Changing the Routing Style of Connectors
Figure 3 shows the dialog with a Center to Center routing style. Note the Preview section on the right, which hints at how the changes affect your diagram.
Figure 3. The Layout and Routing tab for Page Setup.
Style and Appearance are the most interesting settings to play with. Separate and Overlap settings seem like opposite sides of the same coin, and still aren’t clear to me after many years of using Visio. They are intended to prevent the overlapping of connectors heading in similar directions so that separate paths remain distinct and clear.
Controlling Line Jumps for Connectors
Some drawings have lots of crisscrossing connectors or ambiguous intersections. Consider the left half of Figure 4. The intersection could be where connectors crossi or where corners coincide.
Figure 4. Overlapping lines can have unclear meaning. Line jumps make intersections easier to understand.
The right half of Figure 4 shows a gap-style line jump that clears up the ambiguity. The connectors are indeed crossing over each other, not bending at the same point in space.
You might have noticed the Line Jumps section of the Layout and Routing tab, shown in Figure 3. The two drop-down lists in this section enable you to specify where to apply line jumps to and which style of jump to use.
Some of the line jump styles have funny names; Figure 5 shows six of the nine options.
Figure 5. Visio has nine line jump styles, here are six of them.
I personally like the Gap style. It keeps things neat and clean, is easy on the eyes, and is less distracting than the Round bumps. However, in diagrams with relatively few intersections, it could be important for jumps to stand out. In this case, the Round style might be a good choice.
Manually Editing Connector Paths
Fortunately, Visio’s Dynamic connector has special handles at the midpoints and vertices of each leg. With these handles, you can move legs around and even add new ones.
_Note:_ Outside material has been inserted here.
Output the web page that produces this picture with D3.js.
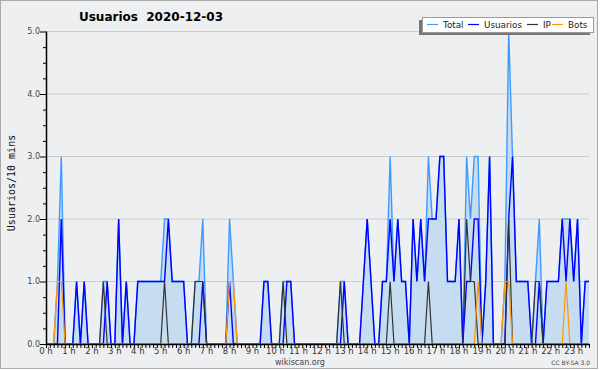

Figure 6 shows connector-editing handles in action but requires further explanation.
Figure 6. You can alter the path of a connector by pulling on the blue handles.
You can edit a connector’s path in one of five ways as shown in Figure 4.14. Better yet, try it yourself!
Adding and Removing and Editing Connector Legs
Start a new blank drawing.
Select the Connector Tool from the Ribbon and draw a connector on the page.
Switch back to the Pointer Tool and make sure the connector is still selected.
Pull on the midpoint handles of each leg of the connector and note how the connector legs adjust horizontally and vertically.
Now hold the Shift key and pull on a midpoint handle. This adds a new set of bends to the leg, as shown in #2 of Figure 6.
Hold the Ctrl key and pull on one of the corner vertexes. This allows you to adjust the legs nonorthogonally, as shown in #3 of Figure 6.
Holding the Ctrl key while pulling a midpoint adds a nonorthogonal angle to the connector, as #4 of Figure 6 shows.
Draw a new connector somewhere on the page, right-click it and choose “Curved Connector.” Notice that the handles look a bit different than for the right-angled connectors.
For curved connectors, Shift and Ctrl have no effect, but you can change the position of the bend by dragging the midpoint handle, and change the angle and extremity of the curve by manipulating the “tangent” handles at either end. #5 of Figure 6 shows a curved connector being modified.
If you’ve modified a connector to the point that it is unrecognizable, you can restore it to a manageable state. Right-click one of your mangled connectors and choose “Reset Connector.” It returns to its original form, where you can start modifying it again, but this time more judiciously!
Figure 7. The result of manipulations to Figure 6.